Recurrence Plot and Recurrence Quantification Analysis Techniques for Detecting a Critical Regime. Examples from Financial Market Indices
A. Fabretti (Dpt Mathematics for Economy, Insurances, Finance, Applications, U. Roma 1), M. Ausloos (Supratecs, U. Liege)

TL;DR
This paper demonstrates how Recurrence Plot and Recurrence Quantification Analysis can detect critical regimes in financial markets, such as bubbles, before they burst, using real market data from DAX and NASDAQ indices.
Contribution
It introduces practical methods for applying RP and RQA to identify early warning signs of financial bubbles in non-linear, non-stationary market data.
Findings
RP and RQA detect critical regimes before bubble bursts
NASDAQ bubble initial time estimated to be October 19, 1999
Methods applicable to real financial data for early warning signals
Abstract
Recurrence Plot (RP) and Recurrence Quantification Analysis (RQA) are signal numerical analysis methodologies able to work with non linear dynamical systems and non stationarity.

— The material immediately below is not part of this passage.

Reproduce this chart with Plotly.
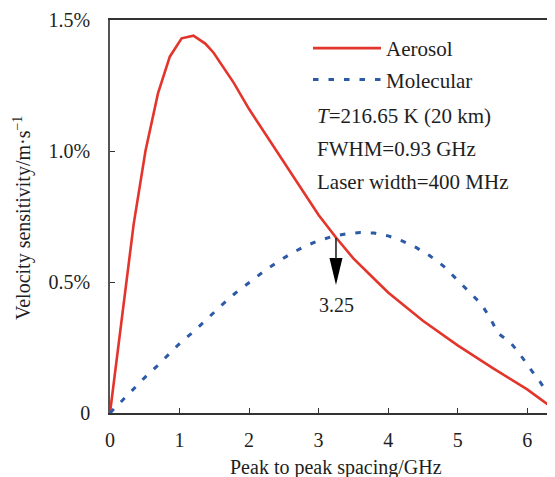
import plotly.graph_objects as go

# ---- data ----
aerosol_x = [0, 0.17, 0.34, 0.51, 0.69, 0.86, 1.03, 1.2, 1.37, 1.49, 1.6, 1.78, 2.0, 2.25, 2.5, 2.75, 3.0, 3.25, 3.5, 3.75, 4.0, 4.5, 5.0, 5.5, 6.0, 6.4]
aerosol_y = [0, 0.37, 0.72, 1.0, 1.22, 1.36, 1.43, 1.44, 1.41, 1.375, 1.33, 1.26, 1.16, 1.06, 0.96, 0.858, 0.756, 0.67, 0.59, 0.525, 0.46, 0.352, 0.258, 0.172, 0.09, 0.012]

molecular_x = [0, 0.17, 0.34, 0.51, 0.68, 0.85, 1.0, 1.2, 1.4, 1.6, 1.8, 2.0, 2.2, 2.4, 2.6, 2.8, 3.0, 3.2, 3.4, 3.6, 3.8, 4.0, 4.2, 4.4, 4.6, 4.8, 5.0, 5.2, 5.34, 5.47, 5.58, 5.76, 5.9, 6.04, 6.18, 6.31, 6.4]
molecular_y = [0, 0.047, 0.09, 0.138, 0.18, 0.224, 0.265, 0.31, 0.362, 0.41, 0.457, 0.498, 0.538, 0.575, 0.608, 0.636, 0.658, 0.674, 0.684, 0.689, 0.687, 0.676, 0.657, 0.632, 0.6, 0.56, 0.508, 0.455, 0.416, 0.361, 0.304, 0.269, 0.223, 0.17, 0.121, 0.068, 0.035]

x_ticks = [0, 1, 2, 3, 4, 5, 6]
y_ticks = [0, 0.5, 1.0, 1.5]
y_tick_labels = ["0", "0.5%", "1.0%", "1.5%"]

cross_x = 3.25          # marked crossing point
arrow_tip_y = 0.4885
label_y = 0.414

info_lines = ["<i>T</i>=216.65 K (20 km)", "FWHM=0.93 GHz", "Laser width=400 MHz"]

FONT = "Liberation Serif"
RED = "#E3352B"
BLUE = "#2C5AA6"
TXT = "#1E1E1E"

# page has an 8px body margin; plot area placed so that it lands where the reference has it
PL, PT, PW, PH = 102, 12, 445, 393
W, H = PL + PW, 469


def py(p):  # window pixel row -> paper y
    return (PT + PH - (p - 8)) / PH


def px(p):  # window pixel column -> paper x
    return ((p - 8) - PL) / PW


fig = go.Figure()
fig.add_trace(go.Scatter(x=aerosol_x, y=aerosol_y, mode="lines", name="Aerosol", legendgroup="a",
                         line=dict(color=RED, width=2.6)))
fig.add_trace(go.Scatter(x=molecular_x, y=molecular_y, mode="lines", name="Molecular", legendgroup="m",
                         line=dict(color=BLUE, width=3.0, dash="5.5px,10px")))

# arrow (shaft + narrow head) anchored at the crossing point
fig.add_shape(type="path", xref="x", yref="y", xsizemode="pixel", ysizemode="pixel",
              xanchor=cross_x, yanchor=arrow_tip_y,
              path="M-6.5,27 L6.5,27 L0,0 Z", fillcolor="black", line=dict(width=0))
fig.add_shape(type="path", xref="x", yref="y", xsizemode="pixel", ysizemode="pixel",
              xanchor=cross_x, yanchor=arrow_tip_y,
              path="M0,26 L0,47", line=dict(color="#222", width=1.6))
fig.add_annotation(x=cross_x, y=label_y, xref="x", yref="y", text="3.25", showarrow=False,
                   font=dict(family=FONT, size=20, color=TXT), xanchor="center", yanchor="middle",
                   xshift=1)

# info text lines
for i, t in enumerate(info_lines):
    fig.add_annotation(x=px(315), y=py(116.5 + 32.5 * i), xref="paper", yref="paper",
                       text=t, showarrow=False, xanchor="left", yanchor="middle",
                       font=dict(family=FONT, size=21, color=TXT))

# axis titles
fig.add_annotation(x=px(336), y=py(467), xref="paper", yref="paper",
                   text="Peak to peak spacing/GHz", showarrow=False, xanchor="center", yanchor="middle",
                   font=dict(family=FONT, size=20, color=TXT))
fig.add_annotation(x=px(23), y=py(218), xref="paper", yref="paper",
                   text="Velocity sensitivity/m·s<sup>−1</sup>", showarrow=False, textangle=-90,
                   xanchor="center", yanchor="middle", font=dict(family=FONT, size=20, color=TXT))

fig.update_layout(
    width=W, height=H,
    margin=dict(l=PL, r=W - PL - PW, t=PT, b=H - PT - PH),
    paper_bgcolor="white", plot_bgcolor="white",
    font=dict(family=FONT, size=20, color=TXT),
    showlegend=True,
    legend=dict(x=px(308), y=py(28), xanchor="left", yanchor="top", traceorder="grouped",
                bgcolor="rgba(0,0,0,0)", itemwidth=68, tracegroupgap=1,
                font=dict(family=FONT, size=21, color=TXT)),
    xaxis=dict(range=[0, 6.4], tickvals=x_ticks, ticks="inside", ticklen=5, tickwidth=1.3,
               tickcolor="#333", showline=True, linecolor="#333", linewidth=1.6, mirror=True,
               showgrid=False, zeroline=False, ticklabelstandoff=8,
               tickfont=dict(family=FONT, size=20, color=TXT)),
    yaxis=dict(range=[0, 1.5], tickvals=y_ticks, ticktext=y_tick_labels, ticks="inside", ticklen=5,
               tickwidth=1.3, tickcolor="#333", showline=True, linecolor="#555", linewidth=1.6,
               showgrid=False, zeroline=False, ticklabelstandoff=14,
               tickfont=dict(family=FONT, size=20, color=TXT)),
)

fig.write_html("out.html")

Moreover they well evidence changes in the states of a dynamical system. We recall their features and give practical recipes. It is shown that RP and RQA detect the critical regime in financial indices (in analogy with phase transition) before a bubble bursts, whence allowing to estimate the bubble initial time. The analysis is made on DAX and NASDAQ daily closing price between Jan. 1998 and Nov. 2003. DAX is studied in order to set-up overall considerations, and as a support for deducing technical rules. The NASDAQ bubble initial time has been estimated to be on Oct. 19, 1999.